Le mura dell’incomunicabilità così uguali e sempre diverse. Come quelle che dal 1961 divisero uno stesso popolo a Berlino o quelle altre della sostanza delle nuvole ma ancora più ferree e impenetrabili, edificate per gli umani dalla Dea Psiche. Queste barriere, concrete, dure e invisibili, sono descritte con magistrale sapienza slava in “Cold War” di Pawel Pawlikowski, dal 20 dicembre nelle sale italiane, con interpreti Joanna Kulig e Tomasz Kot. La nuvola a doppia seduta si forma in Polonia nell’immediato dopoguerra, quando l’estroso, anonimo funzionario di partito Kaczmarek decide di incaricare una coppia di studiosi, Irena esperta di canti e danze popolari e maestra di ballo, e Wiktor musicista dotato e direttore d’orchestra, di battere la campagna polacca e le zone depresse dell’interno per raccogliere testimonianze dal vero sugli usi e costumi locali, come canti folkloristici e composizioni poetiche. Tra le candidate selezionate per costruire il primo coro di danze e canti popolari della Polonia liberata c’è anche la bella e intrigante Zula, della quale Wiktor si innamorerà perdutamente ricambiato alla maniera strana di lei.

Il coro a cui i due artisti danno vita come altrettanti angeli del pentagramma risulta talmente perfetto da guadagnarsi immediatamente la stima dei nuovi politici che contano, nella cultura comunista di allora. Per i quali, però, l’arte non può essere “pura”, come vorrebbe Irena, ma deve in qualche modo prestarsi al servizio della causa del socialismo reale di Stalin inventandosi canti, rime e note di cui il popolino di campagna non aveva mai immaginato facessero parte della propria cultura legata alla terra e al volersi bene delle persone semplici. Così, immediatamente la sovrastruttura ideologica si mangia il creato, anteponendo le sue verità posticce a quelle senza tempo della Natura, dei frutti della terra e dei boschi. Ci si comincia a guardare negli occhi ma la passione d’amore si vela immediatamente del sospetto dello sguardo che ti spia in nome del partito. Al tempo in cui il Muro non stava ancora in piedi, in quegli inizi di anni Cinquanta, era possibile andare in tournée a Berlino Est per far ascoltare il complesso corale della Polonia di eccezionale perfezione e bravura (qui la strepitosa fotografia in bianco e nero di Pawlikowski coglie i profili dinamici dei volti delle ragazze che danzano come farebbe un Balla o un Boccioni), per poi passare il confine tra le due Germanie con una semplice valigia di cartone pressato senza che nessuno ti chiedesse nulla.

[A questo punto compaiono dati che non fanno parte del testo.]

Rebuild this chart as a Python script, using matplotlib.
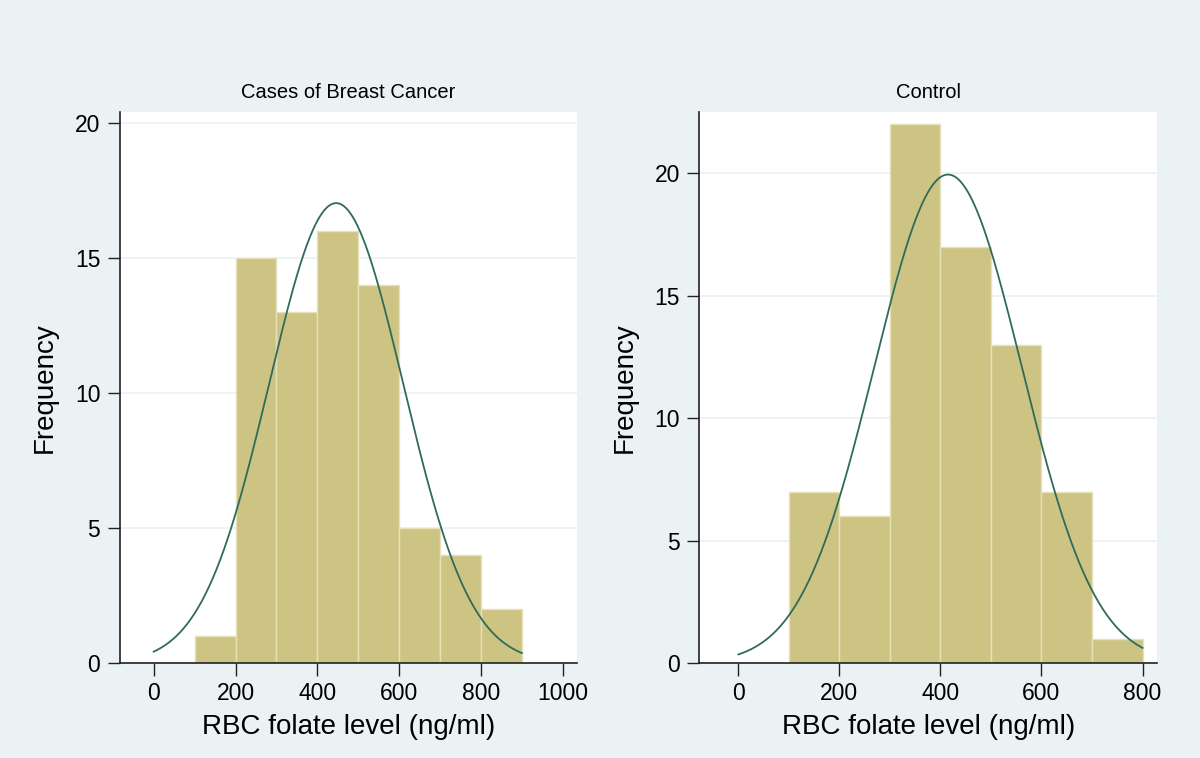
import matplotlib
matplotlib.use('Agg')
import matplotlib.pyplot as plt
import numpy as np

plt.rcParams['font.family'] = ['Liberation Sans', 'DejaVu Sans']

# histogram bins (left edges, width 100) and counts
cases_edges = [100, 200, 300, 400, 500, 600, 700, 800]
cases_counts = [1, 15, 13, 16, 14, 5, 4, 2]
control_edges = [100, 200, 300, 400, 500, 600, 700]
control_counts = [7, 6, 22, 17, 13, 7, 1]

# fitted normal curves (mean, sd)
cases_mean, cases_sd = 446, 164
control_mean, control_sd = 415, 146
bin_width = 100

bg = '#eaf2f3'
bar_color = '#cdc483'
curve_color = '#2f6b5c'


def draw_panel(ax, edges, counts, mean, sd, curve_end, title, xticks, xlim, ylim):
    ax.bar(edges, counts, width=bin_width, align='edge', color=bar_color,
           edgecolor='#e6e1b8', linewidth=1, zorder=2)
    n = sum(counts)
    xs = np.linspace(0, curve_end, 400)
    ys = n * bin_width / (sd * np.sqrt(2 * np.pi)) * np.exp(-(xs - mean) ** 2 / (2 * sd ** 2))
    ax.plot(xs, ys, color=curve_color, linewidth=1.3, zorder=3)
    ax.set_xlim(*xlim)
    ax.set_ylim(*ylim)
    ax.set_xticks(xticks)
    ax.set_yticks([0, 5, 10, 15, 20])
    ax.yaxis.grid(True, color=bg, linewidth=1.2, zorder=0)
    ax.set_axisbelow(True)
    for s in ['top', 'right']:
        ax.spines[s].set_visible(False)
    for s in ['left', 'bottom']:
        ax.spines[s].set_color('#222222')
        ax.spines[s].set_linewidth(1.2)
    ax.tick_params(direction='out', length=9, width=1, labelsize=16.5, color='#222222', pad=5)
    ax.set_title(title, fontsize=14.5, pad=10)
    ax.set_xlabel('RBC folate level (ng/ml)', fontsize=20, labelpad=6)
    ax.set_ylabel('Frequency', fontsize=20, labelpad=12)


fig = plt.figure(figsize=(12, 7.58), dpi=100)
fig.patch.set_facecolor(bg)

ax1 = fig.add_axes([0.0998, 0.1253, 0.3808, 0.7269])
ax2 = fig.add_axes([0.5829, 0.1253, 0.3814, 0.7269])

draw_panel(ax1, cases_edges, cases_counts, cases_mean, cases_sd, 900,
           'Cases of Breast Cancer', [0, 200, 400, 600, 800, 1000], (-83, 1034), (0, 20.4))
draw_panel(ax2, control_edges, control_counts, control_mean, control_sd, 800,
           'Control', [0, 200, 400, 600, 800], (-77, 829), (0, 22.5))

plt.savefig('out.png', dpi=100, facecolor=bg)
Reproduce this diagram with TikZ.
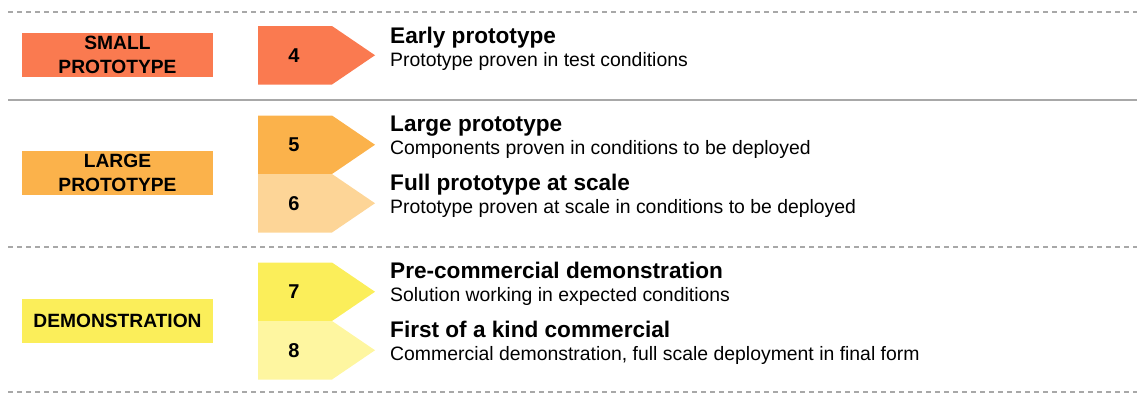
\documentclass[tikz,border=0pt]{standalone}
\usepackage{fontspec}
\setmainfont{Liberation Sans}
\usepackage{tikz}
\usetikzlibrary{positioning}

\definecolor{trlfour}{HTML}{FA7A50}
\definecolor{trlfive}{HTML}{FBB24B}
\definecolor{trlsix}{HTML}{FDD597}
\definecolor{trlseven}{HTML}{FBEE5A}
\definecolor{trleight}{HTML}{FEF6A0}
\definecolor{rulegray}{HTML}{A8A8A8}

% pentagon arrow: name, top, colour, number
\newcommand{\LevelArrow}[4]{%
	\fill[#3] (258,#2) -- (332,#2) -- (375,#2+29.25) -- (332,#2+58.5) -- (258,#2+58.5) -- cycle;
	\node[numtext] (#1) at (294,#2+29.25) {#4};
}

\begin{document}
\begin{tikzpicture}[x=1pt,y=-1pt]
		\tikzset{
			sepdash/.style = {rulegray, line width=1.3pt, dash pattern=on 5pt off 4pt},
			sepsolid/.style = {rulegray, line width=2pt},
			phasebox/.style = {minimum width=191pt, minimum height=44pt, inner sep=0pt, align=center,
				font=\fontsize{19.2}{23.5}\selectfont\bfseries},
			numtext/.style = {inner sep=0pt, font=\fontsize{20}{22}\selectfont\bfseries},
			titletext/.style = {anchor=base west, inner sep=0pt, font=\fontsize{22.6}{26}\selectfont\bfseries},
			subtext/.style = {anchor=base west, inner sep=0pt, font=\fontsize{19.4}{22}\selectfont}
		}
		\useasboundingbox (0,0) rectangle (1137,394);
		
		% separators
		\draw[sepdash] (8,12) -- (1137,12);
		\draw[sepsolid] (8,100) -- (1137,100);
		\draw[sepdash] (8,247) -- (1137,247);
		\draw[sepdash] (8,392) -- (1137,392);
		
		% phases
		\node[phasebox, fill=trlfour] (small) at (117.5,55) {SMALL\\PROTOTYPE};
		\node[phasebox, fill=trlfive] (large) at (117.5,173) {LARGE\\PROTOTYPE};
		\node[phasebox, fill=trlseven] (demo) at (117.5,321) {DEMONSTRATION};
		
		% levels
		\LevelArrow{L4}{26}{trlfour}{4}
		\LevelArrow{L5}{115.5}{trlfive}{5}
		\LevelArrow{L6}{174}{trlsix}{6}
		\LevelArrow{L7}{262.5}{trlseven}{7}
		\LevelArrow{L8}{321}{trleight}{8}
		
		%%%%%%%%%%%%%%%%%%%%%%%%%%%%%%
		
		\node[titletext] (T4) at (390,43) {Early prototype};
		\node[subtext] (S4) at ([yshift=-23pt]T4.base west) {Prototype proven in test conditions};
		
		\node[titletext] (T5) at (390,131.5) {Large prototype};
		\node[subtext] (S5) at ([yshift=-23pt]T5.base west) {Components proven in conditions to be deployed};
		
		\node[titletext] (T6) at (390,190) {Full prototype at scale};
		\node[subtext] (S6) at ([yshift=-23pt]T6.base west) {Prototype proven at scale in conditions to be deployed};
		
		\node[titletext] (T7) at (390,278.5) {Pre-commercial demonstration};
		\node[subtext] (S7) at ([yshift=-23pt]T7.base west) {Solution working in expected conditions};
		
		\node[titletext] (T8) at (390,337) {First of a kind commercial};
		\node[subtext] (S8) at ([yshift=-23pt]T8.base west) {Commercial demonstration, full scale deployment in final form};
		
\end{tikzpicture}
\end{document}
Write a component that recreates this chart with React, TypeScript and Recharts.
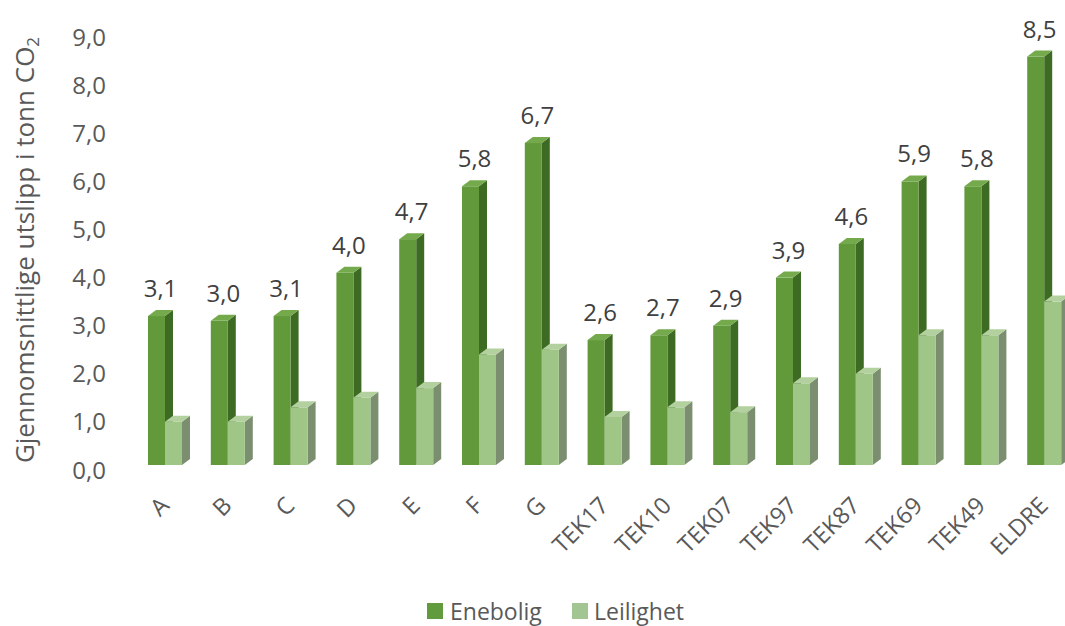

Così Wiktor passa dall’altra parte ma senza Zula che rimane intrappolata nel suo mondo e nella sua Polonia senza libertà. Il problema però è che l’amore vero, quello che colpisce duro come farebbe il pesante martello del cavatore sul blocco monolitico del marmo bianco di Carrara, non demorde. Anzi, più grande è il momento con cui la mano impugna l’asta del maglio, più il destino continua a far volteggiare verso il cielo schegge e scintille di nostalgia e ricordo struggente, fino a demolire le certezze dell’una e la vita bohemienne dell’altro, asserragliato nella sua mansarda di Parigi e impegnato a suonare per scelta o per bisogno in un concertino jazz all’interno di un piccolo locale fumoso, con le mura sudice e scrostate. Rivedersi, amarsi di sfuggita tra una tournée e l’altra del coro di Varsavia; vivere insieme in Francia per qualche tempo e per imparare a odiarsi. Perdersi e poi ancora ritrovarsi in un gioco perverso di chiari e di scuri, di fiumi d’alcool, di tabacco e di compagnie sempre sbagliate, per poi capire infine che i loro fiori non si sciolgono: semmai si recidono da se stessi dalle proprie radici, per afferrare quell’amore eterno impossibile in vita. Molto bello, senza alcun dubbio.